The drop in temperatures starting the second week of January reduced the supply of strawberries in Huelva, increasing prices, which continue on an upward trend.
Loli Garcia, Grufesa's Sales Director.
"European markets are relatively empty of strawberries, and it seems that this will continue to be the case in the coming weeks," stated Loli García, the sales director of Grufesa. "Production fell in Huelva after an exceptionally spring-like December that resulted in higher than normal supply and low prices. Now, demand continues to outstrip supply as Egypt ends its campaign."

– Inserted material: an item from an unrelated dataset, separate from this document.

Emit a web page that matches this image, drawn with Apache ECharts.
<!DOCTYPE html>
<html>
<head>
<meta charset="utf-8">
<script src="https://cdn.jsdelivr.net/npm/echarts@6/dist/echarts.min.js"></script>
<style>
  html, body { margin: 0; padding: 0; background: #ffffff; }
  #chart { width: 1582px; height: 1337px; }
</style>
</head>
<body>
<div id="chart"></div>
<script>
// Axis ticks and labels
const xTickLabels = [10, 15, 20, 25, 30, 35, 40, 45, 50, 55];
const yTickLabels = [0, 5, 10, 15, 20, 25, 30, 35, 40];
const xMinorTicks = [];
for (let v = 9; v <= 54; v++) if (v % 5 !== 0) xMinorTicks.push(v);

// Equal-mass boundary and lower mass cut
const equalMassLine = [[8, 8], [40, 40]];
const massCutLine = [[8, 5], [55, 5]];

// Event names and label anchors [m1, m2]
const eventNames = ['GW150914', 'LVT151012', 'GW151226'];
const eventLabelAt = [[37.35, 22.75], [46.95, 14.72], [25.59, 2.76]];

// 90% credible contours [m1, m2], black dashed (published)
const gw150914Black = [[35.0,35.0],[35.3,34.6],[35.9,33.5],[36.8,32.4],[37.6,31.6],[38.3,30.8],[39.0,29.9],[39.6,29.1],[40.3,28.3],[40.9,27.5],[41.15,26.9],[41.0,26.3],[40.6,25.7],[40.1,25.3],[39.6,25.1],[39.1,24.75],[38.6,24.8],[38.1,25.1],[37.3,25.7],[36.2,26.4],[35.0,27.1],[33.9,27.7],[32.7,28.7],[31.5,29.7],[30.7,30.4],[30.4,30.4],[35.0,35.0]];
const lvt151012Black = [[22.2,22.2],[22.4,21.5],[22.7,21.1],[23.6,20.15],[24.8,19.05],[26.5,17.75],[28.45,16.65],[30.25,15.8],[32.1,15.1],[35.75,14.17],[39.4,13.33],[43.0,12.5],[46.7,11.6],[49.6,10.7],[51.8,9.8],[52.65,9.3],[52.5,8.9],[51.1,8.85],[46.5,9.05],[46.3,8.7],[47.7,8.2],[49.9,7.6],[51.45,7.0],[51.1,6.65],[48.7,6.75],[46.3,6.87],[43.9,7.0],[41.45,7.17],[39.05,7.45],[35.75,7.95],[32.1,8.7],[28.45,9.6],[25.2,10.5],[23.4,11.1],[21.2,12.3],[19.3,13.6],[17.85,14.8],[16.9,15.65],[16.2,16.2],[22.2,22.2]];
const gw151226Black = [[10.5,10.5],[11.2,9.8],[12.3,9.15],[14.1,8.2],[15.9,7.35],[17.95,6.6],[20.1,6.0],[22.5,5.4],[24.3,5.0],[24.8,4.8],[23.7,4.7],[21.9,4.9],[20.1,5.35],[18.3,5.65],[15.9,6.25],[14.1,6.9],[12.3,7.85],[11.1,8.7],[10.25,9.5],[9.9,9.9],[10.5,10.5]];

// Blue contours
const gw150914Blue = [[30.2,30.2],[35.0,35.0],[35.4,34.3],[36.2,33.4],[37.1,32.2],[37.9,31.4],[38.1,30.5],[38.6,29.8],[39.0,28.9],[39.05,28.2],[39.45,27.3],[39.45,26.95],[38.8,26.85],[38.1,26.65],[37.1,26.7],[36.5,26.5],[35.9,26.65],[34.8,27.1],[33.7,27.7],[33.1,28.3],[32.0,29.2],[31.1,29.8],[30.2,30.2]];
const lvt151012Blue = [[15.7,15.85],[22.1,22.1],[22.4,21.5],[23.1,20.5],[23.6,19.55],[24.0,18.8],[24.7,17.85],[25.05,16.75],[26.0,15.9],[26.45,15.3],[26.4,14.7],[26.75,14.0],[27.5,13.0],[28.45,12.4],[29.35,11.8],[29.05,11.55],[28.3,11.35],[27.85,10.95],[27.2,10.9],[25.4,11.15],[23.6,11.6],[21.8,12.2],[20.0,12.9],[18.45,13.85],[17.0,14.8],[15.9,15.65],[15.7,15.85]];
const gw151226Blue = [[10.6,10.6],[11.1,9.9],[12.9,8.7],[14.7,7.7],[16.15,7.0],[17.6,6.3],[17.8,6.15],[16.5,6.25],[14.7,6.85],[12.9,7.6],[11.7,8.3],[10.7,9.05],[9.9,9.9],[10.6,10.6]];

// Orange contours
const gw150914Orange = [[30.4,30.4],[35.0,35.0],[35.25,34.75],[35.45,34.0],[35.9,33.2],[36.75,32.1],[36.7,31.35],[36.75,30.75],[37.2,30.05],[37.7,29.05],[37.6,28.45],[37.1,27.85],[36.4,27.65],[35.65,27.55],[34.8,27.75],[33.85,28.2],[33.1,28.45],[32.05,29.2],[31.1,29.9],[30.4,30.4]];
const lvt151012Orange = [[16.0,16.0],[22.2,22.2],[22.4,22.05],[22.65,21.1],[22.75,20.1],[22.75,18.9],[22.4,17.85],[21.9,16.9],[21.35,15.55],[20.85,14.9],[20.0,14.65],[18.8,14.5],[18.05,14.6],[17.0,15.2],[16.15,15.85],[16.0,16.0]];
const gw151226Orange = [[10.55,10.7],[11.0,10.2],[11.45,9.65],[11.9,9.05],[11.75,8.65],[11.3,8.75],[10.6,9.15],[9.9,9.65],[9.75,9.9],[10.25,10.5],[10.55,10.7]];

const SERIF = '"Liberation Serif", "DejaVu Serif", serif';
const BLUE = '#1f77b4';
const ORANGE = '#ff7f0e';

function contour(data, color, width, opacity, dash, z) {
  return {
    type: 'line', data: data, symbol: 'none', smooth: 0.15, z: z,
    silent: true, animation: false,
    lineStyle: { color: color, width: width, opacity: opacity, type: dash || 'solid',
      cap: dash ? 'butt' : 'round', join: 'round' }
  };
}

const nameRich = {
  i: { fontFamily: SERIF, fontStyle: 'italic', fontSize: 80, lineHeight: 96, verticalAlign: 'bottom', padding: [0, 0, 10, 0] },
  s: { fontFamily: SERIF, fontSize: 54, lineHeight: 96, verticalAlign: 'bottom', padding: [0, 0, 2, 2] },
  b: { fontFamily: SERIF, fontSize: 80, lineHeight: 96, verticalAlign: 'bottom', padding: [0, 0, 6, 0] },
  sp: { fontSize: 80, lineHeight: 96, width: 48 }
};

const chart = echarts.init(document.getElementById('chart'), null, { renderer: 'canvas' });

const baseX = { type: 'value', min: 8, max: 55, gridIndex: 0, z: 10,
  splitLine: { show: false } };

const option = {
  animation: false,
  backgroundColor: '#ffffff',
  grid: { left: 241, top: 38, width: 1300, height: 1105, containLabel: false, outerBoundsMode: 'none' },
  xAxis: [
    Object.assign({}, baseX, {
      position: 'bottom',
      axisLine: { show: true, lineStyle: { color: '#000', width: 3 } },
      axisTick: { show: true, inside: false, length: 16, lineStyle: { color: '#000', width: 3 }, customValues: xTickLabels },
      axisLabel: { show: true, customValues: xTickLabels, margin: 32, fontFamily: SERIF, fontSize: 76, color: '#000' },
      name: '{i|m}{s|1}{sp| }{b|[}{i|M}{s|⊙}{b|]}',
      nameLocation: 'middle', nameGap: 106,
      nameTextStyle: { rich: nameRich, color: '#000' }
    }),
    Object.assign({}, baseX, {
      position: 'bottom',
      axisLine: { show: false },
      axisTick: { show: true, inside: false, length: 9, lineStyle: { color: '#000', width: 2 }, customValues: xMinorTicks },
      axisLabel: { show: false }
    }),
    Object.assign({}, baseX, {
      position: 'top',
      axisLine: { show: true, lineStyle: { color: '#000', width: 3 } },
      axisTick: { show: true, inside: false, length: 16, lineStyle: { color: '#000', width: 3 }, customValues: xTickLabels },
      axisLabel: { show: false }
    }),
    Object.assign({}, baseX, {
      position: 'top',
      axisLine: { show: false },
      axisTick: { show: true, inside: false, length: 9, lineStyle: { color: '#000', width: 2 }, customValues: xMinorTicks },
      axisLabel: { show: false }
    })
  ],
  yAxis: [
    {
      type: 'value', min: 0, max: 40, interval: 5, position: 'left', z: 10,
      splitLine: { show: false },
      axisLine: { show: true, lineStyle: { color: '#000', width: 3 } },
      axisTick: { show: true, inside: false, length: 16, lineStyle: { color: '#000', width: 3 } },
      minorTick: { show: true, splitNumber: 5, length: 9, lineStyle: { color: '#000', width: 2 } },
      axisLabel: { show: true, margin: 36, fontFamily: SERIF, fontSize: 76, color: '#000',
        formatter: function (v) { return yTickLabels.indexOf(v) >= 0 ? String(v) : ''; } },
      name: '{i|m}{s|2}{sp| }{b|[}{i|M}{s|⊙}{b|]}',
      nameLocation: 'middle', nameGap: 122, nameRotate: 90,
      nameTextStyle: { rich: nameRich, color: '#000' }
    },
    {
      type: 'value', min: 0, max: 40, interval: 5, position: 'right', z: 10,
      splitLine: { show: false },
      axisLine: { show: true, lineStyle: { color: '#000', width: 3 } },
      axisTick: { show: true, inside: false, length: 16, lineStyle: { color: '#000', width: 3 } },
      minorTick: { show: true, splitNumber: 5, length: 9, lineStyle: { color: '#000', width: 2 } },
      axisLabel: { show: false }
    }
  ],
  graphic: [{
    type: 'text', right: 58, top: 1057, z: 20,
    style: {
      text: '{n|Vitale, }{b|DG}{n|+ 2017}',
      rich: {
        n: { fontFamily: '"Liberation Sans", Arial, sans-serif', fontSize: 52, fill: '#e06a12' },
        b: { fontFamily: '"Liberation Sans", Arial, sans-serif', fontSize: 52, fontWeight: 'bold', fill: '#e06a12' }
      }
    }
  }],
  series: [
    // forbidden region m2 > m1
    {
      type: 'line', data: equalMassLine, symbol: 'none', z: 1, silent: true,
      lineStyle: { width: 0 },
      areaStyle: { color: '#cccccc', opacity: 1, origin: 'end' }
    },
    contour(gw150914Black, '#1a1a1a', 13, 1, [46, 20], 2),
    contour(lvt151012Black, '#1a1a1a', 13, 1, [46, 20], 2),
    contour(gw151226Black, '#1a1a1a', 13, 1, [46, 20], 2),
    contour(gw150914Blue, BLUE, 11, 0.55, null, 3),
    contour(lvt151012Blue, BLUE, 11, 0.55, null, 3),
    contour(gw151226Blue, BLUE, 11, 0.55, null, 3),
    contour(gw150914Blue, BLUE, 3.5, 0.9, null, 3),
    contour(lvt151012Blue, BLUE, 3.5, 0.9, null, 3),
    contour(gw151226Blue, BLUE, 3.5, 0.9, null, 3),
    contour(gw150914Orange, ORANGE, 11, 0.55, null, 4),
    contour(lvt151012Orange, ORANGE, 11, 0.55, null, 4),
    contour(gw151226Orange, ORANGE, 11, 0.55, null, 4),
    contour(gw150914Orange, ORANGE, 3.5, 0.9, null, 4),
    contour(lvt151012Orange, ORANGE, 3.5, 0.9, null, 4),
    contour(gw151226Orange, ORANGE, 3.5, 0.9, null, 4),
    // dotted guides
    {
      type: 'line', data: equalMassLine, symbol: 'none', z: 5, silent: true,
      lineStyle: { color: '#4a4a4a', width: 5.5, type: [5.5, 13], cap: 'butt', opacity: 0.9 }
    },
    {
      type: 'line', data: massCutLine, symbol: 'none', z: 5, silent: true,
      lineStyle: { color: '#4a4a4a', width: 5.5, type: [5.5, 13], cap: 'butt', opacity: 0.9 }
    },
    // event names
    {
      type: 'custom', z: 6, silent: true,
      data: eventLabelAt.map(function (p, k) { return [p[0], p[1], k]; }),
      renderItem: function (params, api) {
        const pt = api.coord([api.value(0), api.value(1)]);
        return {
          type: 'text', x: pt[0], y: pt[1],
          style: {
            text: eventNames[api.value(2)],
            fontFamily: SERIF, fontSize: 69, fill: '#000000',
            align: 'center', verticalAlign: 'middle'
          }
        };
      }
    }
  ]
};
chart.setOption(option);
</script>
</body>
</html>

The cultivation and marketing cooperative of Moguer, in Huelva, is made up of 40 members who cultivate some 500 hectares of crops and produce some 27,000 tons of strawberries, but also blueberries and raspberries. Grufesa distributes its fruit in Spain and the rest of Europe. Central Europe is its main market in terms of volume.
Prices remain high, and, according to Loli García, this trend should continue in the coming weeks, in the upcoming Valentine's Day season, "a time when strawberries play an emblematic role among lovers. It's worth recalling that, last year, there were still restrictions due to COVID in various European countries on the dates of this celebration. As a result, people are more eager to celebrate Valentine's Day this year, which they -of course- will do with strawberries, so we have very good forecasts for the coming weeks."
Grufesa has packaging to celebrate all special occasions with its LOVE brand. "These packages are designed to be attractive to the consumer and beneficial to the supply chain, as they help increase sales. The LOVE brand is designed not only for Valentine's Day but also to celebrate any occasion or special event throughout the year, which helps to market the product," Loli Garcia added.